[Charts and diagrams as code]
Begin

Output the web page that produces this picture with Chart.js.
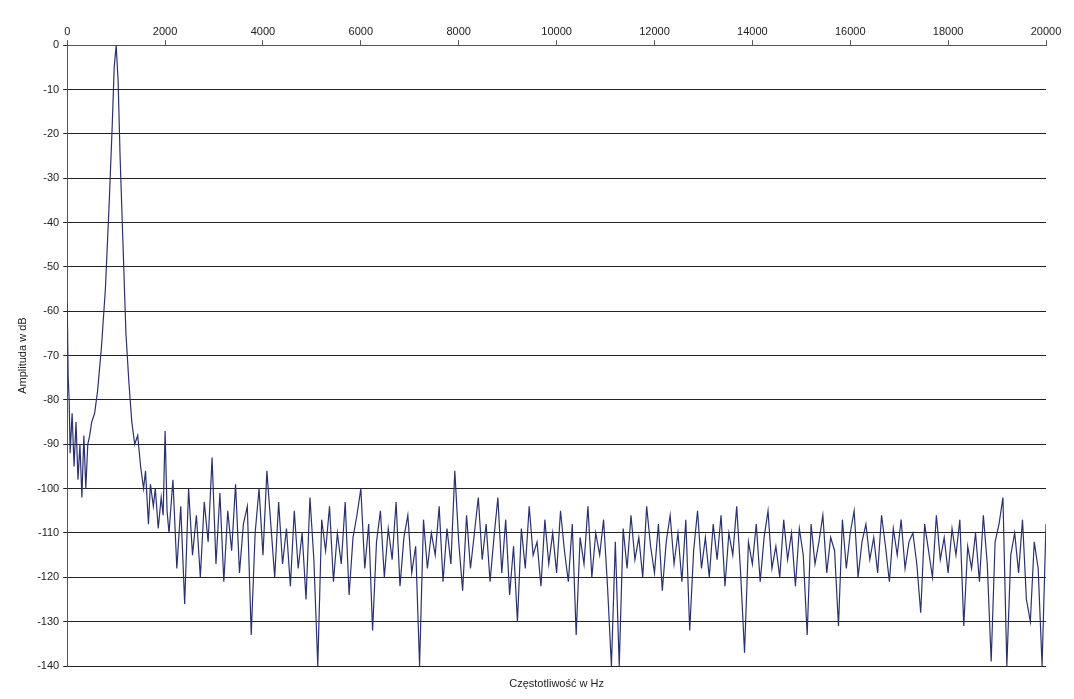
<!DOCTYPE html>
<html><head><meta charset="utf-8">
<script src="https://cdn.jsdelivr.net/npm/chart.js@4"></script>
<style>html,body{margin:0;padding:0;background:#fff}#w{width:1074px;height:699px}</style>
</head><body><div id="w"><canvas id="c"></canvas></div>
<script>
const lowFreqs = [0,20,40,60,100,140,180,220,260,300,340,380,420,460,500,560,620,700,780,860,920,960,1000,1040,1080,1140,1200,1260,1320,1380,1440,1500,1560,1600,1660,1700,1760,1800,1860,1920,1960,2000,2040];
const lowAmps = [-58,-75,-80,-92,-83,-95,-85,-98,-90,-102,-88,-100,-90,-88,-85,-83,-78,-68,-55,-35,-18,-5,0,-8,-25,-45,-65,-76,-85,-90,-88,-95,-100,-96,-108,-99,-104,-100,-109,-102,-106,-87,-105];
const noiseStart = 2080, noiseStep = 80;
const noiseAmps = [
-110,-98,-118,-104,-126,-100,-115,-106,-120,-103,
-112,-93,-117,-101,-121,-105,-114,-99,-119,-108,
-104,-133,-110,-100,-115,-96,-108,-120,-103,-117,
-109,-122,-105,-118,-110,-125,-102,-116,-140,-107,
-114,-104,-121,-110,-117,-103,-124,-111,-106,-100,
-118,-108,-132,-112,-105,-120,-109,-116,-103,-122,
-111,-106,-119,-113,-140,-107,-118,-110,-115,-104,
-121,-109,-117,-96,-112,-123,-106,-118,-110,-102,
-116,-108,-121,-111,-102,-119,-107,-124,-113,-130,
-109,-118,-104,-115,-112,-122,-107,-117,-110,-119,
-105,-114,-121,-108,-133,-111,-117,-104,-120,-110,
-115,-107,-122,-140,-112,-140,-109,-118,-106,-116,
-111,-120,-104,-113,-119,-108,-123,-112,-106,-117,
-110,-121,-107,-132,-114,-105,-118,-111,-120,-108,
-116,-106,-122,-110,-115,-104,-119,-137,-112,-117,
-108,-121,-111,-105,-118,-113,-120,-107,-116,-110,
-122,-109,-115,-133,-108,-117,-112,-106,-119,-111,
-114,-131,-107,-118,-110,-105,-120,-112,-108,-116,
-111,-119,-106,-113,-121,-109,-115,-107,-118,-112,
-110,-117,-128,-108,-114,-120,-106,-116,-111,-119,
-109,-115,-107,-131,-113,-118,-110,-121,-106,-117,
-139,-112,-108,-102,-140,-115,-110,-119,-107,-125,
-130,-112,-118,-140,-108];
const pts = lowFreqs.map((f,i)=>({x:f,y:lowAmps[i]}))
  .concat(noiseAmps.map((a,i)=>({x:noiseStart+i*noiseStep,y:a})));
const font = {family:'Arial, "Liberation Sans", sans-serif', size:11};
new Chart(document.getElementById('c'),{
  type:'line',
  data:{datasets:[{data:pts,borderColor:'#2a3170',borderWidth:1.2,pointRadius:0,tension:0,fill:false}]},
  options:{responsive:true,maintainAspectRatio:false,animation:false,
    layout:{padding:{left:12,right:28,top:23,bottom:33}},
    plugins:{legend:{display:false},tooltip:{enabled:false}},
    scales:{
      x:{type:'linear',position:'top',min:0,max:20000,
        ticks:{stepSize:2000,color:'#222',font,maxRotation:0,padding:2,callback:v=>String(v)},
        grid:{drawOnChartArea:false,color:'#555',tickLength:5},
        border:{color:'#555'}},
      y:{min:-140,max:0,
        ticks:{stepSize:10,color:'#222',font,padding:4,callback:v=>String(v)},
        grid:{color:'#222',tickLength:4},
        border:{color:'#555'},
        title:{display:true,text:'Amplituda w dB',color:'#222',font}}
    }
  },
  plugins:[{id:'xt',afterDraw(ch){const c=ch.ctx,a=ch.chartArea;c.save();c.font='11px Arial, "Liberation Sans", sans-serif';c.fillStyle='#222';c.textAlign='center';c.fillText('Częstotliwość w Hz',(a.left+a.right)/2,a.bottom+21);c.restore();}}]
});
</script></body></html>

End
Begin

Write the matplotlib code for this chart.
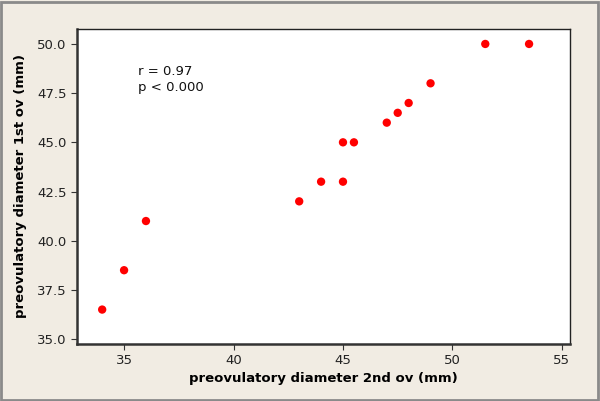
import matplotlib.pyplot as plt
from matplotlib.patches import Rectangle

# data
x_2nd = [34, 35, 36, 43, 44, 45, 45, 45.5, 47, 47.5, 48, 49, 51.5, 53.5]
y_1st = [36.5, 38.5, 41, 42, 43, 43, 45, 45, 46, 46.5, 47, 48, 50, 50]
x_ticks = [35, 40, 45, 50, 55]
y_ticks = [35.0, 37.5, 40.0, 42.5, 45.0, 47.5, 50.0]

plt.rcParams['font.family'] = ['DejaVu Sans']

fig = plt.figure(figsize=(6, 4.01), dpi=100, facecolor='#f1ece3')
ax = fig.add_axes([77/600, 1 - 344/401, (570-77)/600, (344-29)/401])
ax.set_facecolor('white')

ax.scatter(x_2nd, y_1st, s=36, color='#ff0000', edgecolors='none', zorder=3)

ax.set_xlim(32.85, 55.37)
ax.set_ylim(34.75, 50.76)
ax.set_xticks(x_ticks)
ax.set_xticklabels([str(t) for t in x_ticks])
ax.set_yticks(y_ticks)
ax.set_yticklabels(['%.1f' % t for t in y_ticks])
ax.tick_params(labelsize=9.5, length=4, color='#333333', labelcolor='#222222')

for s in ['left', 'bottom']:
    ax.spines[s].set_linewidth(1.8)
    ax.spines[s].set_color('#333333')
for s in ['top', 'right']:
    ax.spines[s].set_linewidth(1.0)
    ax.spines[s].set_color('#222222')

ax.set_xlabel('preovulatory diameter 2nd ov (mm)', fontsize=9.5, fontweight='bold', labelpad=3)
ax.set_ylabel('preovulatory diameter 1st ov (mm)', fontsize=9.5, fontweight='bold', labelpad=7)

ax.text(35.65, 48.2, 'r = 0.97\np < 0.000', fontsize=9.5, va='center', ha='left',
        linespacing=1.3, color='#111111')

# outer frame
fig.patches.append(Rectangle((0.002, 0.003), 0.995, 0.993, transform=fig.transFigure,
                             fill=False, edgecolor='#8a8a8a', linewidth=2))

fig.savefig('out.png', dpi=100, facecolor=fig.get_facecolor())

End

Exercise aim
Your first line is the one with "Write the matplotlib code for this chart.", and your last is the one with "from matplotlib.patches import Rectangle". Copy those and every line between them exactly, without any pictures.

Output of the task
Write the matplotlib code for this chart.
import matplotlib.pyplot as plt
from matplotlib.patches import Rectangle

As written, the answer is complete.